Description of the task -
The records that follow are to be repeated exactly, with the pictures removed.

◇ ◇ ◇ ◇

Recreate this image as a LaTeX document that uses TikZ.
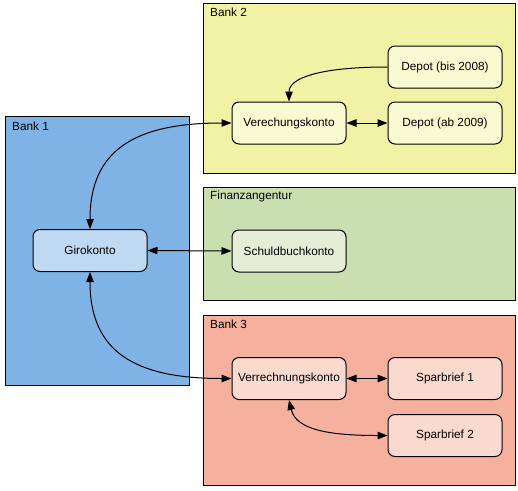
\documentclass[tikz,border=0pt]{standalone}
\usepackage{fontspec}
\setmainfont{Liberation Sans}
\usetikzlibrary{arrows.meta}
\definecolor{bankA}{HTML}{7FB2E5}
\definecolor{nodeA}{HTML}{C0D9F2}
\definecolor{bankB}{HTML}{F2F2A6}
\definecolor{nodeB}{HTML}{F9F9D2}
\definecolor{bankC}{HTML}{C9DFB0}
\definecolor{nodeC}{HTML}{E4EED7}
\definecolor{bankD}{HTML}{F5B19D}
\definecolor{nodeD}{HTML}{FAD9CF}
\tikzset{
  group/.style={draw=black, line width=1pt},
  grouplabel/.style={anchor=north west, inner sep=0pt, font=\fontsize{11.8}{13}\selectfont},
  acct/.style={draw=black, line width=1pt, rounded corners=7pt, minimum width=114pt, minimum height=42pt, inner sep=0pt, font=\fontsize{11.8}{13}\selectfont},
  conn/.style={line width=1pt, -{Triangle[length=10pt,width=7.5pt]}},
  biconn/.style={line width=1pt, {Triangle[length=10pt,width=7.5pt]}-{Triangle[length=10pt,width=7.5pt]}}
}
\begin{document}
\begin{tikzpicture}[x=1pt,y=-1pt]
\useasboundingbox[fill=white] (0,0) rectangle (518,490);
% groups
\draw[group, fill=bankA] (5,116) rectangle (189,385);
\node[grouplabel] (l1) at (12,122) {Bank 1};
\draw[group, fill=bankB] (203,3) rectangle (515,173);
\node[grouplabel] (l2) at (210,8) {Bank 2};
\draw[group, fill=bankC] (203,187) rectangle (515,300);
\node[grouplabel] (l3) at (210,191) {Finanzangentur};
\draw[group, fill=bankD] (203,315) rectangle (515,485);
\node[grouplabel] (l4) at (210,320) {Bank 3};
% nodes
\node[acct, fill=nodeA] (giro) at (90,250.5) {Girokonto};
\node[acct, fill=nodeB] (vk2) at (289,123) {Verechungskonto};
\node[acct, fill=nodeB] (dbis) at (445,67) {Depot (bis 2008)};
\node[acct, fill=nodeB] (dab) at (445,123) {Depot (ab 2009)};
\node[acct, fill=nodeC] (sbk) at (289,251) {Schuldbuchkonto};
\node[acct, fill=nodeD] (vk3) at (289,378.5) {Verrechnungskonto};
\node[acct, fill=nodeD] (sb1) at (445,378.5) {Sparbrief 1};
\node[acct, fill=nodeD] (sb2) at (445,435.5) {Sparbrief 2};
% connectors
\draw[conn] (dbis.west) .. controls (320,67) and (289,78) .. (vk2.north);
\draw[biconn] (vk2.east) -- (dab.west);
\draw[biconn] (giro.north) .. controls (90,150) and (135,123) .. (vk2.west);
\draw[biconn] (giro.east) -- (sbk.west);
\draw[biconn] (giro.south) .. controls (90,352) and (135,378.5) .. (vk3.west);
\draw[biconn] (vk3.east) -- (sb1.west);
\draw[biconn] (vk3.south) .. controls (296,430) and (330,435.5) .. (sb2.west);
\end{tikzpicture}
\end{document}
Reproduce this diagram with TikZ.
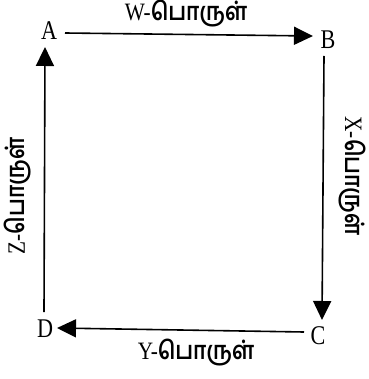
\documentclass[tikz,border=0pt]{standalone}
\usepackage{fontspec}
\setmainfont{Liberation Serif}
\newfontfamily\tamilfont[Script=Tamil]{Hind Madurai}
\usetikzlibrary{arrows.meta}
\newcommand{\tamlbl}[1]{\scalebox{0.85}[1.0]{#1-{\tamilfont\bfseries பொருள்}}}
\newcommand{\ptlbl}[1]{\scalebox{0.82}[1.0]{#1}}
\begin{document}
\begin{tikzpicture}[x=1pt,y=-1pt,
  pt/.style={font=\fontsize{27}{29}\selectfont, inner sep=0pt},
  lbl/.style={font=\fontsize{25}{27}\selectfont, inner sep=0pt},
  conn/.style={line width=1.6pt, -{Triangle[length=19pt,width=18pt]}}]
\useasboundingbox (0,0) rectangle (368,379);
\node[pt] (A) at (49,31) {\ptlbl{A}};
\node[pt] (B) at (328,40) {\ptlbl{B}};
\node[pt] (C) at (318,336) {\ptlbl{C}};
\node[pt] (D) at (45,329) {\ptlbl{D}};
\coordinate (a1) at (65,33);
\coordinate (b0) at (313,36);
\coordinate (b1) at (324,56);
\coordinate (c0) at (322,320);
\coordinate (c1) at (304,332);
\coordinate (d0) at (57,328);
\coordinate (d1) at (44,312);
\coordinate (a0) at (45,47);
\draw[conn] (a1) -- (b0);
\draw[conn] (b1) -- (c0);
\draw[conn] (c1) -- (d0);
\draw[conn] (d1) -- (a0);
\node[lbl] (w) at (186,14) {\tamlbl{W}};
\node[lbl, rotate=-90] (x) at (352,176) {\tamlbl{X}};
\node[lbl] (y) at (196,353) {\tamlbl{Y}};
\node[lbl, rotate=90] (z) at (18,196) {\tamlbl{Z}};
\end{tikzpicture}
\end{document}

◇ ◇ ◇ ◇

Solution below -
Recreate this image as a LaTeX document that uses TikZ.
\documentclass[tikz,border=0pt]{standalone}
\usepackage{fontspec}
\setmainfont{Liberation Sans}
\usetikzlibrary{arrows.meta}
\definecolor{bankA}{HTML}{7FB2E5}
\definecolor{nodeA}{HTML}{C0D9F2}
\definecolor{bankB}{HTML}{F2F2A6}
\definecolor{nodeB}{HTML}{F9F9D2}
\definecolor{bankC}{HTML}{C9DFB0}
\definecolor{nodeC}{HTML}{E4EED7}
\definecolor{bankD}{HTML}{F5B19D}
\definecolor{nodeD}{HTML}{FAD9CF}
\tikzset{
  group/.style={draw=black, line width=1pt},
  grouplabel/.style={anchor=north west, inner sep=0pt, font=\fontsize{11.8}{13}\selectfont},
  acct/.style={draw=black, line width=1pt, rounded corners=7pt, minimum width=114pt, minimum height=42pt, inner sep=0pt, font=\fontsize{11.8}{13}\selectfont},
  conn/.style={line width=1pt, -{Triangle[length=10pt,width=7.5pt]}},
  biconn/.style={line width=1pt, {Triangle[length=10pt,width=7.5pt]}-{Triangle[length=10pt,width=7.5pt]}}
}
\begin{document}
\begin{tikzpicture}[x=1pt,y=-1pt]
\useasboundingbox[fill=white] (0,0) rectangle (518,490);
% groups
\draw[group, fill=bankA] (5,116) rectangle (189,385);
\node[grouplabel] (l1) at (12,122) {Bank 1};
\draw[group, fill=bankB] (203,3) rectangle (515,173);
\node[grouplabel] (l2) at (210,8) {Bank 2};
\draw[group, fill=bankC] (203,187) rectangle (515,300);
\node[grouplabel] (l3) at (210,191) {Finanzangentur};
\draw[group, fill=bankD] (203,315) rectangle (515,485);
\node[grouplabel] (l4) at (210,320) {Bank 3};
% nodes
\node[acct, fill=nodeA] (giro) at (90,250.5) {Girokonto};
\node[acct, fill=nodeB] (vk2) at (289,123) {Verechungskonto};
\node[acct, fill=nodeB] (dbis) at (445,67) {Depot (bis 2008)};
\node[acct, fill=nodeB] (dab) at (445,123) {Depot (ab 2009)};
\node[acct, fill=nodeC] (sbk) at (289,251) {Schuldbuchkonto};
\node[acct, fill=nodeD] (vk3) at (289,378.5) {Verrechnungskonto};
\node[acct, fill=nodeD] (sb1) at (445,378.5) {Sparbrief 1};
\node[acct, fill=nodeD] (sb2) at (445,435.5) {Sparbrief 2};
% connectors
\draw[conn] (dbis.west) .. controls (320,67) and (289,78) .. (vk2.north);
\draw[biconn] (vk2.east) -- (dab.west);
\draw[biconn] (giro.north) .. controls (90,150) and (135,123) .. (vk2.west);
\draw[biconn] (giro.east) -- (sbk.west);
\draw[biconn] (giro.south) .. controls (90,352) and (135,378.5) .. (vk3.west);
\draw[biconn] (vk3.east) -- (sb1.west);
\draw[biconn] (vk3.south) .. controls (296,430) and (330,435.5) .. (sb2.west);
\end{tikzpicture}
\end{document}
Reproduce this diagram with TikZ.
\documentclass[tikz,border=0pt]{standalone}
\usepackage{fontspec}
\setmainfont{Liberation Serif}
\newfontfamily\tamilfont[Script=Tamil]{Hind Madurai}
\usetikzlibrary{arrows.meta}
\newcommand{\tamlbl}[1]{\scalebox{0.85}[1.0]{#1-{\tamilfont\bfseries பொருள்}}}
\newcommand{\ptlbl}[1]{\scalebox{0.82}[1.0]{#1}}
\begin{document}
\begin{tikzpicture}[x=1pt,y=-1pt,
  pt/.style={font=\fontsize{27}{29}\selectfont, inner sep=0pt},
  lbl/.style={font=\fontsize{25}{27}\selectfont, inner sep=0pt},
  conn/.style={line width=1.6pt, -{Triangle[length=19pt,width=18pt]}}]
\useasboundingbox (0,0) rectangle (368,379);
\node[pt] (A) at (49,31) {\ptlbl{A}};
\node[pt] (B) at (328,40) {\ptlbl{B}};
\node[pt] (C) at (318,336) {\ptlbl{C}};
\node[pt] (D) at (45,329) {\ptlbl{D}};
\coordinate (a1) at (65,33);
\coordinate (b0) at (313,36);
\coordinate (b1) at (324,56);
\coordinate (c0) at (322,320);
\coordinate (c1) at (304,332);
\coordinate (d0) at (57,328);
\coordinate (d1) at (44,312);
\coordinate (a0) at (45,47);
\draw[conn] (a1) -- (b0);
\draw[conn] (b1) -- (c0);
\draw[conn] (c1) -- (d0);
\draw[conn] (d1) -- (a0);
\node[lbl] (w) at (186,14) {\tamlbl{W}};
\node[lbl, rotate=-90] (x) at (352,176) {\tamlbl{X}};
\node[lbl] (y) at (196,353) {\tamlbl{Y}};
\node[lbl, rotate=90] (z) at (18,196) {\tamlbl{Z}};
\end{tikzpicture}
\end{document}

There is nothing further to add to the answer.